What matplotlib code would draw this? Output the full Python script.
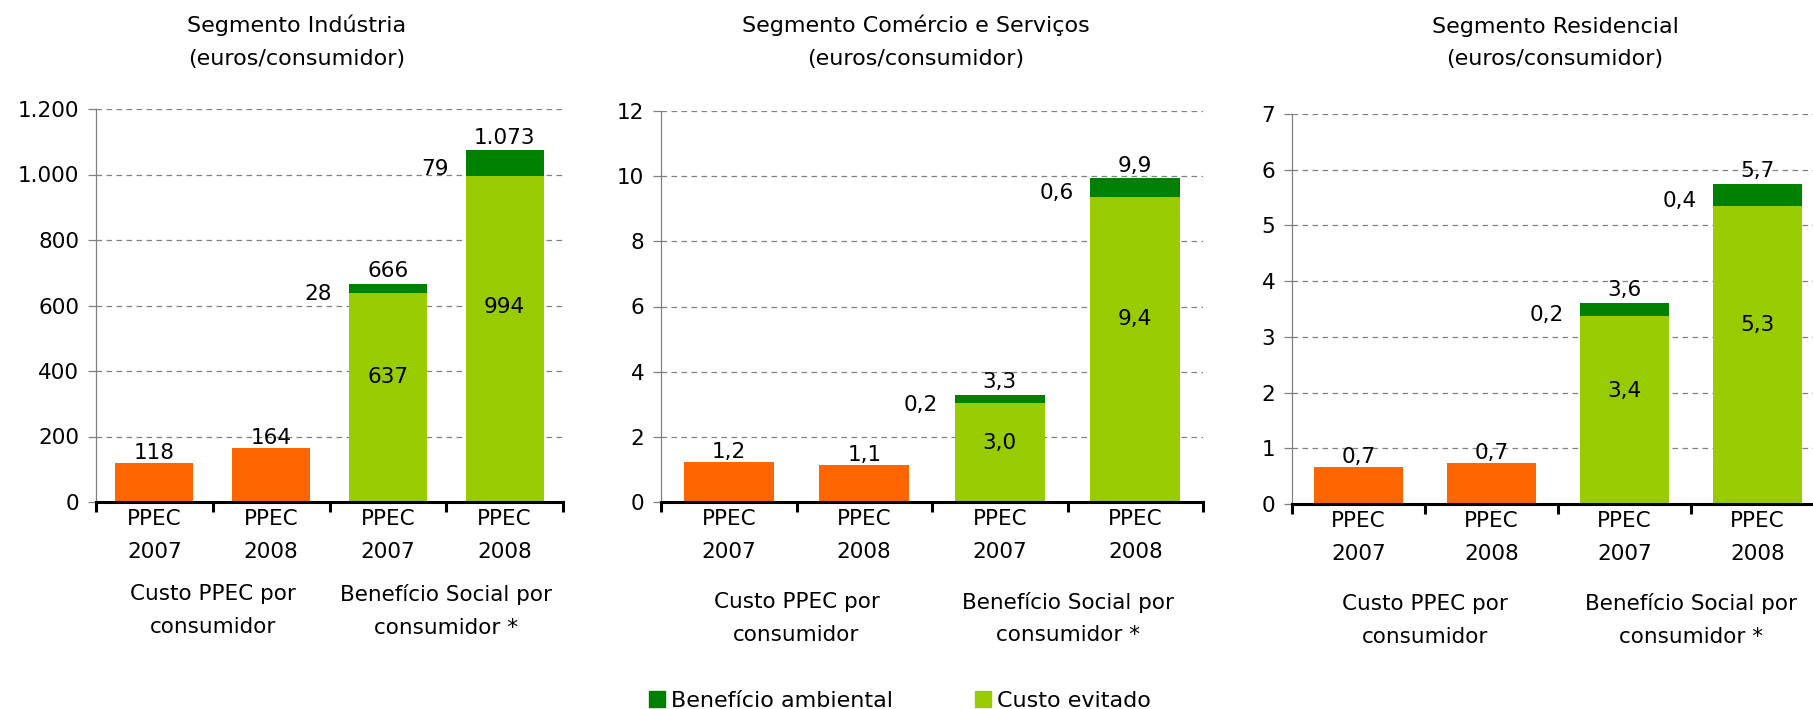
import matplotlib
matplotlib.use("Agg")
import matplotlib.pyplot as plt
from matplotlib.patches import Patch
from matplotlib.ticker import FuncFormatter, MultipleLocator
import matplotlib.transforms as mtransforms

# dados (euros/consumidor)
titulos = ["Segmento Indústria\n(euros/consumidor)",
           "Segmento Comércio e Serviços\n(euros/consumidor)",
           "Segmento Residencial\n(euros/consumidor)"]
categorias = ["PPEC\n2007", "PPEC\n2008", "PPEC\n2007", "PPEC\n2008"]
grupos = ["Custo PPEC por\nconsumidor", "Benefício Social por\nconsumidor *"]

custo_ppec = [[118, 164], [1.24, 1.13], [0.67, 0.73]]
custo_evitado = [[637.4, 994.3], [3.04, 9.36], [3.37, 5.34]]
beneficio_ambiental = [[28.4, 79.1], [0.24, 0.57], [0.24, 0.40]]

y_max = [1200, 12, 7]
y_passo = [200, 2, 1]

laranja = "#FF6600"
verde_claro = "#99CC00"
verde_escuro = "#008000"
cinza = "#808080"

W, H = 1813, 709
# posições dos eixos em pixels: esquerda, zero, topo, direita
caixas = [(96, 502, 109, 563), (661, 502, 111, 1203), (1292, 504, 114, 1824)]
pos_titulo = [(297, 42), (916, 42), (1555, 43)]


def fmt_milhar(v):
    return f"{v:,.0f}".replace(",", ".")


def fmt_decimal(v):
    return f"{v:.1f}".replace(".", ",")


formatos = [fmt_milhar, fmt_decimal, fmt_decimal]

fig = plt.figure(figsize=(W / 100, H / 100), dpi=100, facecolor="white")
fs = 15.5
esp = 1.8

for k in range(3):
    esq, zero, topo, dir_ = caixas[k]
    ax = fig.add_axes([esq / W, (H - zero) / H, (dir_ - esq) / W, (zero - topo) / H])
    fmt = formatos[k]
    larg = 0.667

    # barras de custo (laranja)
    xs_c = [0, 1]
    ax.bar(xs_c, custo_ppec[k], width=larg, color=laranja, zorder=2)
    for x, v in zip(xs_c, custo_ppec[k]):
        ax.annotate(fmt(v), (x, v), xytext=(0, 0), textcoords="offset points",
                    ha="center", va="bottom", fontsize=fs)

    # barras empilhadas de benefício
    xs_b = [2, 3]
    ax.bar(xs_b, custo_evitado[k], width=larg, color=verde_claro, zorder=2)
    ax.bar(xs_b, beneficio_ambiental[k], width=larg, bottom=custo_evitado[k],
           color=verde_escuro, zorder=2)
    for x, ce, ba in zip(xs_b, custo_evitado[k], beneficio_ambiental[k]):
        ax.text(x, ce * 0.6, fmt(ce), ha="center", va="center", fontsize=fs)
        ax.annotate(fmt(ba), (x - larg / 2, ce + ba / 2), xytext=(-12, -4),
                    textcoords="offset points", ha="right", va="center", fontsize=fs)
        ax.annotate(fmt(ce + ba), (x, ce + ba), xytext=(0, 2),
                    textcoords="offset points", ha="center", va="bottom", fontsize=fs)

    ax.set_xlim(-0.5, 3.5)
    ax.set_ylim(0, y_max[k])
    ax.yaxis.set_major_locator(MultipleLocator(y_passo[k]))
    ax.yaxis.set_major_formatter(FuncFormatter(lambda v, _: fmt_milhar(v)))
    ax.yaxis.grid(True, color=cinza, linestyle=(0, (4.5, 3.5)), linewidth=0.9)
    ax.set_axisbelow(True)

    ax.spines["top"].set_visible(False)
    ax.spines["right"].set_visible(False)
    ax.spines["left"].set_color(cinza)
    ax.spines["left"].set_linewidth(0.9)
    ax.spines["bottom"].set_linewidth(2.2)
    ax.spines["bottom"].set_zorder(3)
    ax.tick_params(axis="y", direction="out", length=6, width=0.9, color=cinza,
                   labelsize=fs, pad=6)

    ax.set_xticks(range(4))
    ax.set_xticklabels(categorias, fontsize=fs, linespacing=esp)
    ax.set_xticks([-0.5, 0.5, 1.5, 2.5, 3.5], minor=True)
    ax.tick_params(axis="x", which="major", length=0, pad=5)
    ax.tick_params(axis="x", which="minor", direction="out", length=7, width=2.2)

    # rótulos de grupo por baixo das categorias
    trans = mtransforms.blended_transform_factory(ax.transData, ax.transAxes)
    y_grupo = -(0.277 if k == 0 else 0.298)
    for x, g in zip([0.5, 2.5], grupos):
        ax.text(x, y_grupo, g, transform=trans, ha="center", va="center",
                fontsize=fs, linespacing=esp)

    tx, ty = pos_titulo[k]
    fig.text(tx / W, 1 - ty / H, titulos[k], ha="center", va="center",
             fontsize=16, linespacing=esp)

handles = [Patch(color=verde_escuro), Patch(color=verde_claro)]
fig.legend(handles, ["Benefício ambiental", "Custo evitado"], loc="center",
           bbox_to_anchor=(900 / W, 8 / H), ncol=2, frameon=False, fontsize=16,
           handlelength=0.71, handleheight=0.71, handletextpad=0.27,
           columnspacing=3.7, borderpad=0, borderaxespad=0)

fig.savefig("out.png", dpi=100, facecolor="white")
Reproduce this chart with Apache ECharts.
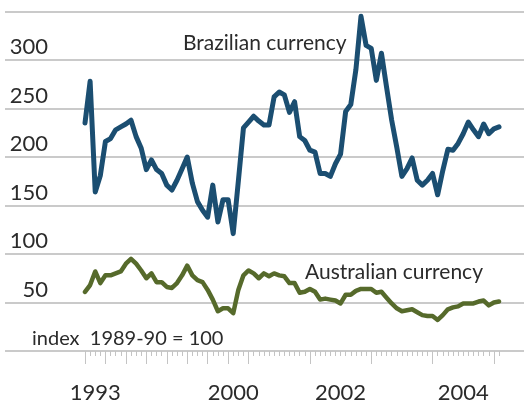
<!DOCTYPE html>
<html>
<head>
<meta charset="utf-8">
<script src="https://cdn.jsdelivr.net/npm/echarts@6/dist/echarts.min.js"></script>
<style>
  html, body { margin: 0; padding: 0; background: #fff; }
  #chart { width: 524px; height: 406px; }
</style>
</head>
<body>
<div id="chart"></div>
<script>
  // periods: quarterly to 2000, then monthly
  var quarters = [];
  for (var y = 1993; y <= 2000; y++) {
    for (var q = 1; q <= 4; q++) quarters.push(y + ' Q' + q);
  }
  var monthNames = ['Jan','Feb','Mar','Apr','May','Jun','Jul','Aug','Sep','Oct','Nov','Dec'];
  var months = [];
  for (var y2 = 2001; y2 <= 2004; y2++) {
    for (var m = 0; m < 12; m++) months.push(y2 + ' ' + monthNames[m]);
  }
  months.push('2005 Jan', '2005 Feb');
  var periods = quarters.concat(months);

  // index 1989-90 = 100
  var brazil = [
    235, 278, 164, 181, 216, 219, 228, 231, 234, 238, 221, 209, 187, 197, 187, 183,
    171, 166, 176, 188, 200, 173, 154, 145, 138, 171, 133, 156, 156, 121, 175, 230,
    236, 242, 237, 233, 233, 262, 267, 264, 246, 257, 221, 217, 207, 205, 183, 183,
    180, 193, 203, 247, 254, 290, 345, 315, 312, 279, 307, 272, 238, 210, 180, 188,
    199, 176, 171, 176, 183, 161, 186, 208, 207, 214, 224, 236, 228, 221, 234, 224,
    229, 231
  ];
  var australia = [
    61, 68, 82, 70, 78, 78, 80, 82, 90, 95, 90, 83, 75, 80, 71, 71,
    66, 65, 70, 78, 88, 78, 73, 71, 63, 53, 41, 44, 44, 39, 63, 78,
    83, 80, 75, 80, 77, 80, 78, 77, 70, 70, 60, 61, 64, 61, 53, 54,
    53, 52, 49, 58, 58, 62, 64, 64, 64, 60, 61, 55, 49, 44, 41, 42,
    43, 40, 37, 36, 36, 32, 37, 43, 45, 46, 49, 49, 49, 51, 52, 47,
    50, 51
  ];
  var yearLabelIdx = [2, 29, 50, 74];
  var yearLabelText = ['1993', '2000', '2002', '2004'];

  var FONT = 'Lato';
  var TEXT = '#2b2b2b';
  var GRID = '#b9b9b9';

  function isYearStart(name) {
    return /Q1$/.test(name) || /Jan$/.test(name);
  }

  var chart = echarts.init(document.getElementById('chart'));
  chart.setOption({
    animation: false,
    textStyle: { fontFamily: FONT },
    grid: [
      { left: 5, right: 0, top: 11.5, bottom: 55, outerBoundsMode: 'none' },
      { left: 85, right: 25, top: 11.5, bottom: 55, outerBoundsMode: 'none' }
    ],
    xAxis: [
      { gridIndex: 0, type: 'value', show: false, min: 0, max: 1 },
      {
        gridIndex: 1, type: 'category', position: 'bottom', data: periods, boundaryGap: false,
        axisLine: { show: false },
        axisTick: { show: true, length: 5, interval: 0, lineStyle: { color: '#c4c4c4', width: 1 } },
        axisLabel: { show: false },
        splitLine: { show: false }
      },
      {
        gridIndex: 1, type: 'category', position: 'bottom', data: periods, boundaryGap: false,
        axisLine: { show: false },
        axisTick: {
          show: true, length: 13,
          interval: function (i, name) { return isYearStart(name); },
          lineStyle: { color: '#c4c4c4', width: 1 }
        },
        axisLabel: {
          show: true, margin: 31, fontSize: 22, color: TEXT, fontFamily: FONT,
          interval: function (i) { return yearLabelIdx.indexOf(i) >= 0; },
          formatter: function (v, i) {
            var k = yearLabelIdx.indexOf(i);
            return k >= 0 ? yearLabelText[k] : '';
          }
        },
        splitLine: { show: false }
      }
    ],
    yAxis: [
      {
        gridIndex: 0, type: 'value', min: 0, max: 350, interval: 50,
        axisLine: { show: false }, axisTick: { show: false },
        splitLine: { show: true, lineStyle: { color: GRID, width: 1.5 } },
        axisLabel: {
          inside: true, margin: 43, align: 'right', verticalAlign: 'bottom',
          padding: [0, 0, 2, 0],
          fontSize: 22, color: TEXT, fontFamily: FONT,
          formatter: function (v) { return (v === 0 || v === 350) ? '' : String(v); }
        }
      },
      { gridIndex: 1, type: 'value', min: 0, max: 350, interval: 50, show: false }
    ],
    graphic: [
      { type: 'text', left: 183, top: 33, style: { text: 'Brazilian currency', font: '21px ' + FONT, fill: TEXT } },
      { type: 'text', left: 305, top: 262, style: { text: 'Australian currency', font: '21px ' + FONT, fill: TEXT } },
      { type: 'text', left: 32, top: 329, style: { text: 'index  1989-90 = 100', font: '20px ' + FONT, fill: TEXT } }
    ],
    series: [
      {
        name: 'Brazilian currency', type: 'line', xAxisIndex: 1, yAxisIndex: 1,
        data: brazil, symbol: 'none',
        lineStyle: { color: '#1b4e71', width: 5, cap: 'round', join: 'round' }
      },
      {
        name: 'Australian currency', type: 'line', xAxisIndex: 1, yAxisIndex: 1,
        data: australia, symbol: 'none',
        lineStyle: { color: '#566a2b', width: 4.5, cap: 'round', join: 'round' }
      }
    ]
  });
</script>
</body>
</html>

---

Task goal:
Retype the lines above exactly as they appear, from the line containing "Reproduce this chart with Apache ECharts." through the line containing "var periods = quarters.concat(months);", and leave out any pictures.

Output for this exercise:
Reproduce this chart with Apache ECharts.
<!DOCTYPE html>
<html>
<head>
<meta charset="utf-8">
<script src="https://cdn.jsdelivr.net/npm/echarts@6/dist/echarts.min.js"></script>
<style>
  html, body { margin: 0; padding: 0; background: #fff; }
  #chart { width: 524px; height: 406px; }
</style>
</head>
<body>
<div id="chart"></div>
<script>
  // periods: quarterly to 2000, then monthly
  var quarters = [];
  for (var y = 1993; y <= 2000; y++) {
    for (var q = 1; q <= 4; q++) quarters.push(y + ' Q' + q);
  }
  var monthNames = ['Jan','Feb','Mar','Apr','May','Jun','Jul','Aug','Sep','Oct','Nov','Dec'];
  var months = [];
  for (var y2 = 2001; y2 <= 2004; y2++) {
    for (var m = 0; m < 12; m++) months.push(y2 + ' ' + monthNames[m]);
  }
  months.push('2005 Jan', '2005 Feb');
  var periods = quarters.concat(months);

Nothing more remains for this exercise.